Adam Schiff’s Senate run off to rough start as campaign ad gets him slapped with ethics complaint

U.S. Rep. Adam Schiff is having a rough week, and if it weren’t so delicious to watch, we might even feel a bit bad for him.

Think about it.

On Tuesday, House Speaker Kevin McCarthy tossed his fellow Californian off the Intelligence Committee.

When he cried about it on TikTok, he was mercilessly mocked, which had to sting.

But not as bad as the reaction he got on Thursday when he announced with a cringy ad that he was running for Senate.

While Schiff may think Californians who are suffering under ridiculously high gas prices and even more ridiculous egg prices while they grapple with flooding and loss want to hear about how much he despises former President Donald Trump, social media had other brutal thoughts.

And now his “Orange Man Bad” obsession has gotten Adam Schiff in hot water with an ethics watchdog group.

Just one day after Schiff slammed Republicans for caring “more about power than anything else,” the Foundation for Accountability and Civic Trust (FACT) fired off a complaint to the Office of Congressional Ethics (OCE) asking for an investigation into his use of footage from the Senate floor in his ad — a potential abuse of “official resources for political purposes.”

“The law is clear and the image above speaks for itself—there are no facts that can excuse this violation,” the complaint, signed by FACT Executive Director Kendra Arnold, states.

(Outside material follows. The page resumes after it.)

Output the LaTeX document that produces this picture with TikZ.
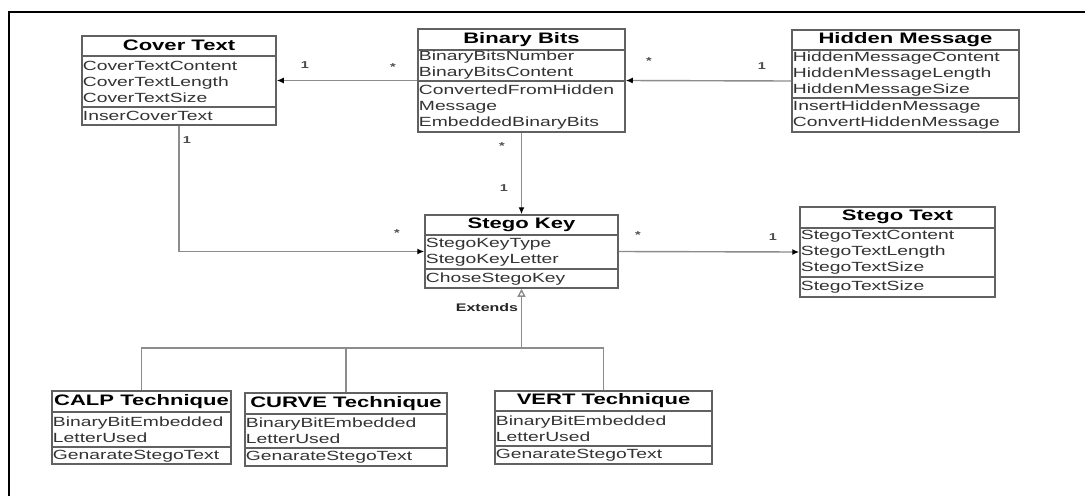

“This is a clear violation of House ethics rules and federal law,” Arnold said, according to Fox News Digital. “Rep. Schiff has been in Congress for over two decades and undoubtedly knows that official government resources cannot be used for political purposes.”

“Rep. Schiff must immediately take down the video and cease distribution of the footage, and the Office of Congressional Ethics should move swiftly to investigate and sanction Rep. Schiff for this breach,” she demanded.

Naturally, Schiff’s campaign did mental backflips to dismiss the violation.

He didn’t violate any ethics rules, you see, because, although he is a member of the House — and using him speaking from that floor would totally be a no-no — he was speaking from the Senate when he was ranting about Trump, so that’s totally okay.

“House ethics rules prohibit the use of House floor or committee footage for campaign purposes — the rules do not apply to footage from the Senate, which is what was used in Congressman Schiff’s video,” a campaign spokesperson told Fox News Digital. “No footage from any House proceeding was used in the video, and Congressman Schiff was fully in compliance with House ethics guidelines.”

Like much of what comes from Schiff, that doesn’t appear to be true.

“Federal law states that ‘appropriations shall be applied only to the objects for which the appropriations were made except as otherwise provided by law,'” FACT’s complaint states. “To enforce this law, the ethics rules prohibit Members from using any official resource for campaign or political purposes.”

“‘Official resources’ includes anything funded by taxpayers, such as a Member’s official website, social media accounts, and photographs and video from the House or Senate floor,” the organization explains. “To make it abundantly clear, both the House ethics rules and Senate rules specifically identify Congressional video of floor proceedings as official resources that Members are prohibited from using for political purposes.”

On Twitter, journalist Niels Lesniewski suggested Schiff might be in the clear because the video he used came from NBC.

“Could be ok,” he tweeted. “He’s not a senator, and it looks like they used NBC TV footage of the floor, which is a common workaround.”

But FACT hit back.

“Respectfully, there is no ‘workaround,'” they replied. “In 2017, the Ethics Committee in In Re: Lujan reiterated the rule and stated, ‘Members may not re-use an image of a floor proceeding published by a third-party, if the Member could not use that image in the first instance.'”


And, indeed, the organization is correct.

In Rep. Lugen’s final report, the Ethics Committee also stated, “the Committee’s guidance has made clear that such a derivative use is not permissible.”

“This is an important rule because it not only protects taxpayer-funded resources from abuse, but it also protects the integrity of official proceedings by reducing the incentive for members to make political speeches during official proceedings,” FACT’s complaint reads. “One issue the House Ethics Manual acknowledges is the public perception that incumbents are simply using their office to run for re-election or to run for a higher office, and the reason for that perception is quite evident in Rep. Schiff’s actions. Moreover, his use of official resources does not reflect credibly on the House.”

Well, at least no one is calling him “Pencil Neck” anymore.